Bacterial Colonization Process Earns Patent
California-based Environmental Developers Inc. (EDI) on May 18 announced the U.S. Patent for its SBBC© (Solids Based Bacterial Colonization) Process.
Large quantities of fecal matter can cling to foreign materials such as rags, condoms, diapers, unprocessed garbage, whole fruits and vegetables from canneries, sand, fist-sized rocks and lumber come floating, tumbling and sliding into the headworks of wastewater treatment plants. Such materials must be removed from the influent stream to prevent them from clogging up the system or bogging down the treatment process. The fecal matter stays with the materials when they are removed, and with the pathogens and possible viruses in the fecal matter, it presents a serious health hazard to the people who are involved in the removal, transportation and disposal of the materials.
In larger cities where sewage travels several miles to treatment facilities or where collection systems are such that flow rates are slow, bacterial growth can be deeply colonized into every crack and crevice in the materials, and rags and other porous materials are often densely packed with fecal matter that is well colonized with bacteria.

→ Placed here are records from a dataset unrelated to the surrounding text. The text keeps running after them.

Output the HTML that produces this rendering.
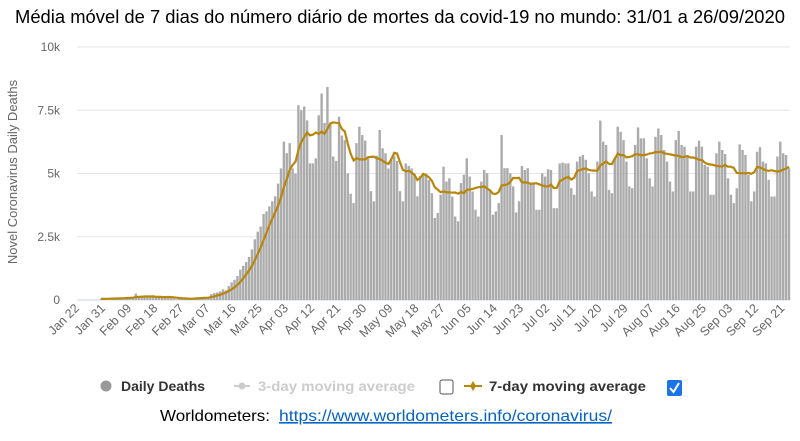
<!DOCTYPE html>
<html><head><meta charset="utf-8"><style>
body{margin:0;background:#fff;width:800px;height:436px;overflow:hidden;font-family:"Liberation Sans",sans-serif;}
</style></head><body>
<svg width="800" height="436" viewBox="0 0 800 436">
<text x="15" y="23" font-size="18" textLength="770" lengthAdjust="spacingAndGlyphs" fill="#000">Média móvel de 7 dias do número diário de mortes da covid-19 no mundo: 31/01 a 26/09/2020</text>
<g id="grid"></g><g id="yt"></g><g id="bars"></g><g id="line"></g><g id="xt"></g>
<text transform="translate(17,172) rotate(-90)" text-anchor="middle" font-size="13" fill="#666">Novel Coronavirus Daily Deaths</text>
<g>
<g><circle cx="106" cy="386" r="5.5" fill="#999"/><text x="121" y="391" font-size="14" font-weight="bold" fill="#333">Daily Deaths</text></g>
<g><line x1="234" y1="386" x2="250" y2="386" stroke="#ccc" stroke-width="2"/><circle cx="242" cy="386" r="3.5" fill="#ccc"/><text x="258" y="391" font-size="14" font-weight="bold" fill="#ccc" textLength="157" lengthAdjust="spacingAndGlyphs">3-day moving average</text></g>
<rect x="440" y="380" width="13" height="14" rx="2" fill="#fff" stroke="#555"/>
<g><line x1="464" y1="386" x2="482" y2="386" stroke="#b8860b" stroke-width="2"/><path d="M473 381 L476 386 L473 391 L470 386Z" fill="#b8860b"/><text x="489" y="391" font-size="14" font-weight="bold" fill="#333" textLength="157" lengthAdjust="spacingAndGlyphs">7-day moving average</text></g>
<g><rect x="667" y="380" width="15" height="16" rx="2" fill="#1a73e8"/><path d="M670 388 L673.5 392 L679 383" stroke="#fff" stroke-width="2" fill="none"/></g>
</g>
<text x="160" y="421" font-size="16" textLength="110" lengthAdjust="spacingAndGlyphs" fill="#000">Worldometers:</text>
<text x="279" y="421" font-size="16" textLength="333" lengthAdjust="spacingAndGlyphs" fill="#0563c1" text-decoration="underline">https://www.worldometers.info/coronavirus/</text>
</svg>
<script>
const yTicks=[0,2500,5000,7500,10000];
const yTickLabels=["0","2.5k","5k","7.5k","10k"];
const xTickLabels=["Jan 22","Jan 31","Feb 09","Feb 18","Feb 27","Mar 07","Mar 16","Mar 25","Apr 03","Apr 12","Apr 21","Apr 30","May 09","May 18","May 27","Jun 05","Jun 14","Jun 23","Jul 02","Jul 11","Jul 20","Jul 29","Aug 07","Aug 16","Aug 25","Sep 03","Sep 12","Sep 21"];
const dailyDeaths=[46,45,57,64,66,73,73,86,89,97,
108,97,254,121,143,142,106,98,139,115,
125,109,97,150,71,52,29,44,37,58,
67,71,77,84,100,102,103,104,233,275,
300,340,420,380,550,700,800,950,1200,1350,
1500,1700,2000,2400,2700,2900,3400,3500,3700,3900,
4100,4600,5200,6260,5800,6200,5200,5000,7700,7500,
7650,7100,5400,5400,5600,7300,8160,7000,8420,6980,
5670,5500,7240,6500,6320,5000,4200,3830,6200,6850,
6520,6300,5600,4300,3900,5700,6720,6000,5800,5200,
5600,5700,5500,4300,3900,5400,5300,5200,5000,4100,4900,
5000,5000,4750,4220,3240,3440,4160,5270,4680,4810,
4090,3300,3110,4620,4950,5600,4880,4290,3570,3300,
4680,5140,5010,4350,3370,3500,3830,6520,5210,5210,
5010,4490,3460,3900,5300,5140,5210,4620,4590,3570,
3570,5010,4880,5170,5140,3630,3630,5400,5430,5400,
5400,4420,4160,5470,5670,5730,5540,5010,4290,4090,
5470,7090,6260,6130,4350,4220,5600,6850,6650,6320,
5470,4490,4420,6130,6820,6390,6390,5600,4810,4490,
6450,6780,6520,5930,5470,4680,4290,6320,6680,6130,
6060,5670,4290,4290,6060,6300,6060,5340,5270,4160,
4160,5800,6260,5930,5770,4810,4160,3830,4420,6150,
5930,5730,4950,3900,4290,5860,6040,5470,5400,4750,
4090,4090,5670,6260,5800,5730,5210];
const NS="http://www.w3.org/2000/svg";
const n=dailyDeaths.length;
const x0=101,x1=789,step=(x1-x0)/(n-1);
function xScale(i){return x0+i*step;}
function yScale(v){return 300-v/10000*253;}
function mk(tag,attrs,parent){const e=document.createElementNS(NS,tag);for(const k in attrs)e.setAttribute(k,attrs[k]);parent.appendChild(e);return e;}
const grid=document.getElementById('grid'),yt=document.getElementById('yt');
yTicks.forEach((t,k)=>{
 const l=mk('line',{x1:77,x2:790,y1:yScale(t),y2:yScale(t),stroke:t===0?'#ccd6eb':'#e6e6e6','stroke-width':1},grid);
 
 
 const tx=mk('text',{x:60,y:yScale(t)+4,'text-anchor':'end','font-size':12,fill:'#666'},yt);
 tx.textContent=yTickLabels[k];
 
 
});
const bars=document.getElementById('bars');
dailyDeaths.forEach((v,i)=>{
 const r=mk('rect',{x:xScale(i)-1.2,y:yScale(v),width:2.4,height:300-yScale(v),fill:'#ababab'},bars);
 
 
});
const ma=dailyDeaths.map((v,i)=>{const s=dailyDeaths.slice(Math.max(0,i-6),i+1);return s.reduce((a,b)=>a+b,0)/s.length;});
const p=mk('path',{d:ma.map((v,i)=>(i?'L':'M')+xScale(i).toFixed(1)+' '+yScale(v).toFixed(1)).join(' '),fill:'none',stroke:'#b8860b','stroke-width':2.2},document.getElementById('line'));


const xt=document.getElementById('xt');
xTickLabels.forEach((lab,k)=>{
 const x=xScale(k*9-9)+5;
 const t=mk('text',{x:x,y:309,'text-anchor':'end','font-size':12.5,fill:'#666',transform:`rotate(-45 ${x} 309)`},xt);
 t.textContent=lab;
 
 
});
</script>
</body></html>
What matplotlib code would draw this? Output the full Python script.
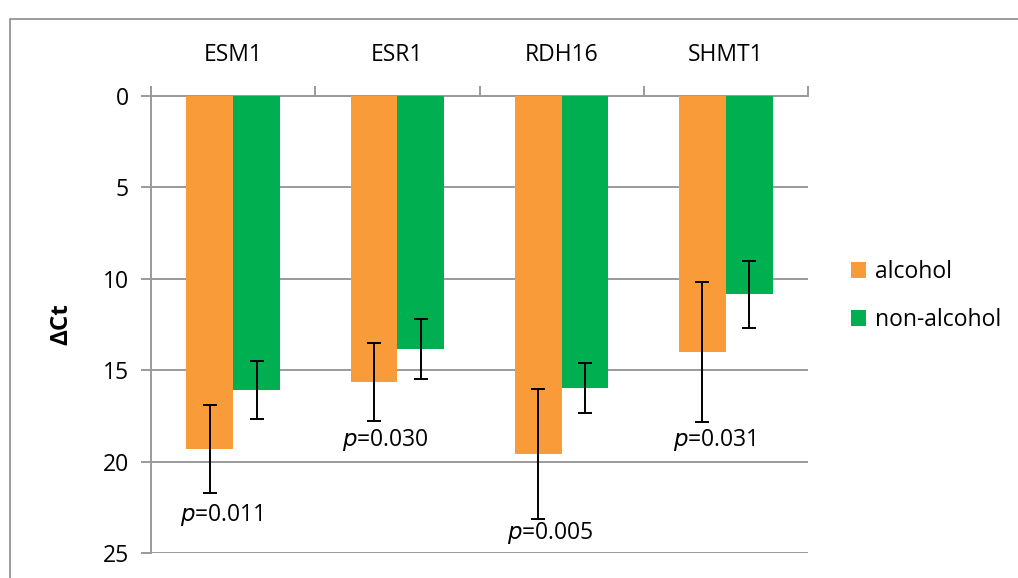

The foreign materials are removed by a wide variety of means and commonly transported to the local garbage dump, landfill, or incinerator. A plant that processes 10 million gallons per day can, for example, accumulate several cubic yards of such material every day. In addition to the health hazard, the removal, transportation, placement or spreading of the foreign materials consumes large amounts of energy and accounts for a large percentage of total plant operating costs. Moreover, the open aerobic digestion of the fecal material produces great quantities of gases that contribute to the greenhouse effect.
According to EDI, SBBC provides an anaerobic wastewater treatment system that is totally enclosed, doing away with the need for settling basins, ponds and lagoons that worldwide emit billions of pounds of carbon to the atmosphere daily.